▸ WHAT YOU HAVE TO DO
Carry none of the pictures over; write out the complete data exactly.

---------------

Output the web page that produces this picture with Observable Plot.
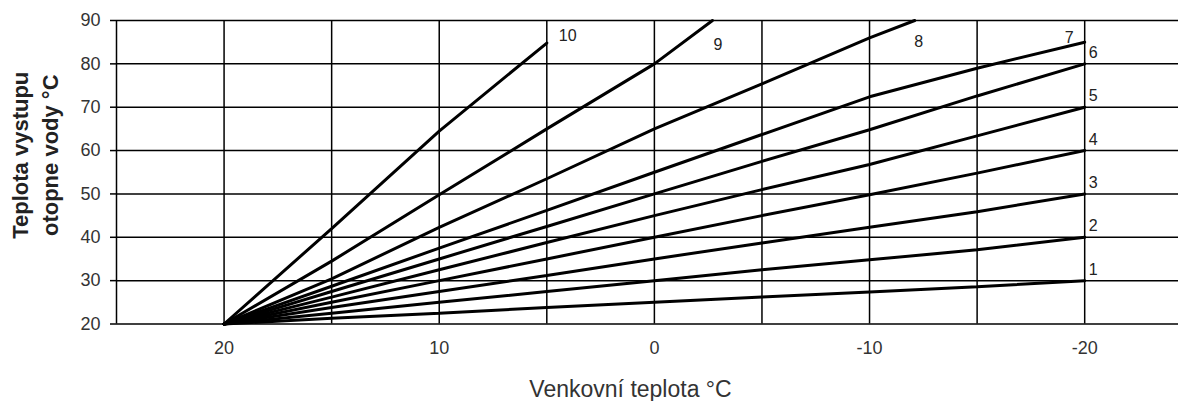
<!DOCTYPE html>
<html><head><meta charset="utf-8">
<script src="https://cdn.jsdelivr.net/npm/d3@7"></script>
<script src="https://cdn.jsdelivr.net/npm/@observablehq/plot@0.6"></script>
<style>body{margin:0;background:#fff} #chart svg{display:block}</style>
</head><body><div id="chart"></div>
<script>
// Data
const outdoorTemps = [20, 15, 10, 5, 0, -5, -10, -15, -20];
const curve1 = [20, 21.3, 22.5, 23.8, 25, 26.2, 27.4, 28.6, 30];
const curve2 = [20, 22.5, 25, 27.5, 30, 32.5, 34.8, 37.1, 40];
const curve3 = [20, 23.8, 27.5, 31.2, 35, 38.7, 42.3, 45.9, 50];
const curve4 = [20, 25, 30, 35, 40, 45, 49.8, 54.8, 60];
const curve5 = [20, 26.2, 32.5, 38.8, 45, 51, 56.8, 63.4, 70];
const curve6 = [20, 27.5, 35, 42.5, 50, 57.5, 64.8, 72.6, 80];
const curve7 = [20, 28.7, 37.5, 46.2, 55, 63.7, 72.4, 79, 85];
const curve8X = [20, 15, 10, 5, 0, -5, -10, -12.1];
const curve8 = [20, 30.4, 42.3, 53.5, 65, 75.4, 86, 90];
const curve9X = [20, 15, 10, 5, 0, -2.7];
const curve9 = [20, 34.5, 49.8, 65, 80, 90];
const curve10X = [20, 15, 10, 5];
const curve10 = [20, 42, 64.5, 84.8];

const xTicks = [20, 10, 0, -10, -20];
const xGrid = [20, 15, 10, 5, 0, -5, -10, -15, -20];
const yTicks = [20, 30, 40, 50, 60, 70, 80, 90];
const xTitle = "Venkovní teplota °C";
const yTitle = "Teplota vystupu\notopne vody °C";

const curves = [
  {id: 1, x: outdoorTemps, y: curve1},
  {id: 2, x: outdoorTemps, y: curve2},
  {id: 3, x: outdoorTemps, y: curve3},
  {id: 4, x: outdoorTemps, y: curve4},
  {id: 5, x: outdoorTemps, y: curve5},
  {id: 6, x: outdoorTemps, y: curve6},
  {id: 7, x: outdoorTemps, y: curve7},
  {id: 8, x: curve8X, y: curve8},
  {id: 9, x: curve9X, y: curve9},
  {id: 10, x: curve10X, y: curve10}
];
const rows = curves.flatMap(c => c.x.map((x, i) => ({curve: c.id, x, y: c.y[i]})));
const ends = curves.map(c => ({curve: c.id, x: c.x[c.x.length - 1], y: c.y[c.y.length - 1]}));

const font = "'Liberation Sans', Arial, Helvetica, sans-serif";

const chart = Plot.plot({
  width: 1178,
  height: 401,
  marginLeft: 116,
  marginRight: 0,
  marginTop: 20,
  marginBottom: 77.5,
  style: {fontFamily: font, background: "#fff", overflow: "visible"},
  x: {domain: [25, -24.36], range: [116, 1178]},
  y: {domain: [20, 90]},
  marks: [
    Plot.gridX(xGrid, {stroke: "#000", strokeOpacity: 1, strokeWidth: 1.5}),
    Plot.gridY(yTicks, {stroke: "#000", strokeOpacity: 1, strokeWidth: 1.5}),
    Plot.ruleX([25], {stroke: "#000", strokeWidth: 1.5}),
    Plot.axisY(yTicks, {tickSize: 6, tickPadding: 10, fontSize: 18, fill: "#333", stroke: "#000", strokeWidth: 1.5, label: null}),
    Plot.axisX(xTicks, {tickSize: 0, tickPadding: 17, fontSize: 18, fill: "#333", tickFormat: d => String(d), label: null}),
    Plot.line(rows, {x: "x", y: "y", z: "curve", stroke: "#000", strokeWidth: 3, strokeLinejoin: "miter"}),
    // curve labels
    Plot.text(ends.filter(d => d.curve <= 6), {x: "x", y: "y", text: d => String(d.curve), textAnchor: "start", dx: 4, dy: -11, fontSize: 16, fill: "#222"}),
    Plot.text(ends.filter(d => d.curve === 7), {x: "x", y: "y", text: d => String(d.curve), textAnchor: "end", dx: -11, dy: -4, fontSize: 16, fill: "#222"}),
    Plot.text(ends.filter(d => d.curve === 8), {x: "x", y: "y", text: d => String(d.curve), textAnchor: "middle", dx: 4, dy: 21, fontSize: 16, fill: "#222"}),
    Plot.text(ends.filter(d => d.curve === 9), {x: "x", y: "y", text: d => String(d.curve), textAnchor: "middle", dx: 5.5, dy: 24, fontSize: 16, fill: "#222"}),
    Plot.text(ends.filter(d => d.curve === 10), {x: "x", y: "y", text: d => String(d.curve), textAnchor: "start", dx: 12, dy: -7, fontSize: 16, fill: "#222"}),
    // axis titles
    Plot.text([xTitle], {frameAnchor: "bottom", text: d => d, textAnchor: "middle", lineAnchor: "bottom", dx: -17, dy: 72.5, fontSize: 23, fill: "#333"}),
    Plot.text([yTitle], {frameAnchor: "left", text: d => d, textAnchor: "middle", rotate: -90, lineAnchor: "middle", lineHeight: 1.36, dx: -83, dy: -17, fontSize: 22, fontWeight: "bold", fill: "#222"})
  ]
});
document.getElementById("chart").append(chart);
</script>
</body></html>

---------------

▸ EXERCISE RESULT
Output the web page that produces this picture with Observable Plot.
<!DOCTYPE html>
<html><head><meta charset="utf-8">
<script src="https://cdn.jsdelivr.net/npm/d3@7"></script>
<script src="https://cdn.jsdelivr.net/npm/@observablehq/plot@0.6"></script>
<style>body{margin:0;background:#fff} #chart svg{display:block}</style>
</head><body><div id="chart"></div>
<script>
// Data
const outdoorTemps = [20, 15, 10, 5, 0, -5, -10, -15, -20];
const curve1 = [20, 21.3, 22.5, 23.8, 25, 26.2, 27.4, 28.6, 30];
const curve2 = [20, 22.5, 25, 27.5, 30, 32.5, 34.8, 37.1, 40];
const curve3 = [20, 23.8, 27.5, 31.2, 35, 38.7, 42.3, 45.9, 50];
const curve4 = [20, 25, 30, 35, 40, 45, 49.8, 54.8, 60];
const curve5 = [20, 26.2, 32.5, 38.8, 45, 51, 56.8, 63.4, 70];
const curve6 = [20, 27.5, 35, 42.5, 50, 57.5, 64.8, 72.6, 80];
const curve7 = [20, 28.7, 37.5, 46.2, 55, 63.7, 72.4, 79, 85];
const curve8X = [20, 15, 10, 5, 0, -5, -10, -12.1];
const curve8 = [20, 30.4, 42.3, 53.5, 65, 75.4, 86, 90];
const curve9X = [20, 15, 10, 5, 0, -2.7];
const curve9 = [20, 34.5, 49.8, 65, 80, 90];
const curve10X = [20, 15, 10, 5];
const curve10 = [20, 42, 64.5, 84.8];

const xTicks = [20, 10, 0, -10, -20];
const xGrid = [20, 15, 10, 5, 0, -5, -10, -15, -20];
const yTicks = [20, 30, 40, 50, 60, 70, 80, 90];
const xTitle = "Venkovní teplota °C";
const yTitle = "Teplota vystupu\notopne vody °C";

const curves = [
  {id: 1, x: outdoorTemps, y: curve1},
  {id: 2, x: outdoorTemps, y: curve2},
  {id: 3, x: outdoorTemps, y: curve3},
  {id: 4, x: outdoorTemps, y: curve4},
  {id: 5, x: outdoorTemps, y: curve5},
  {id: 6, x: outdoorTemps, y: curve6},
  {id: 7, x: outdoorTemps, y: curve7},
  {id: 8, x: curve8X, y: curve8},
  {id: 9, x: curve9X, y: curve9},
  {id: 10, x: curve10X, y: curve10}
];
const rows = curves.flatMap(c => c.x.map((x, i) => ({curve: c.id, x, y: c.y[i]})));
const ends = curves.map(c => ({curve: c.id, x: c.x[c.x.length - 1], y: c.y[c.y.length - 1]}));

const font = "'Liberation Sans', Arial, Helvetica, sans-serif";

const chart = Plot.plot({
  width: 1178,
  height: 401,
  marginLeft: 116,
  marginRight: 0,
  marginTop: 20,
  marginBottom: 77.5,
  style: {fontFamily: font, background: "#fff", overflow: "visible"},
  x: {domain: [25, -24.36], range: [116, 1178]},
  y: {domain: [20, 90]},
  marks: [
    Plot.gridX(xGrid, {stroke: "#000", strokeOpacity: 1, strokeWidth: 1.5}),
    Plot.gridY(yTicks, {stroke: "#000", strokeOpacity: 1, strokeWidth: 1.5}),
    Plot.ruleX([25], {stroke: "#000", strokeWidth: 1.5}),
    Plot.axisY(yTicks, {tickSize: 6, tickPadding: 10, fontSize: 18, fill: "#333", stroke: "#000", strokeWidth: 1.5, label: null}),
    Plot.axisX(xTicks, {tickSize: 0, tickPadding: 17, fontSize: 18, fill: "#333", tickFormat: d => String(d), label: null}),
    Plot.line(rows, {x: "x", y: "y", z: "curve", stroke: "#000", strokeWidth: 3, strokeLinejoin: "miter"}),
    // curve labels
    Plot.text(ends.filter(d => d.curve <= 6), {x: "x", y: "y", text: d => String(d.curve), textAnchor: "start", dx: 4, dy: -11, fontSize: 16, fill: "#222"}),
    Plot.text(ends.filter(d => d.curve === 7), {x: "x", y: "y", text: d => String(d.curve), textAnchor: "end", dx: -11, dy: -4, fontSize: 16, fill: "#222"}),
    Plot.text(ends.filter(d => d.curve === 8), {x: "x", y: "y", text: d => String(d.curve), textAnchor: "middle", dx: 4, dy: 21, fontSize: 16, fill: "#222"}),
    Plot.text(ends.filter(d => d.curve === 9), {x: "x", y: "y", text: d => String(d.curve), textAnchor: "middle", dx: 5.5, dy: 24, fontSize: 16, fill: "#222"}),
    Plot.text(ends.filter(d => d.curve === 10), {x: "x", y: "y", text: d => String(d.curve), textAnchor: "start", dx: 12, dy: -7, fontSize: 16, fill: "#222"}),
    // axis titles
    Plot.text([xTitle], {frameAnchor: "bottom", text: d => d, textAnchor: "middle", lineAnchor: "bottom", dx: -17, dy: 72.5, fontSize: 23, fill: "#333"}),
    Plot.text([yTitle], {frameAnchor: "left", text: d => d, textAnchor: "middle", rotate: -90, lineAnchor: "middle", lineHeight: 1.36, dx: -83, dy: -17, fontSize: 22, fontWeight: "bold", fill: "#222"})
  ]
});
document.getElementById("chart").append(chart);
</script>
</body></html>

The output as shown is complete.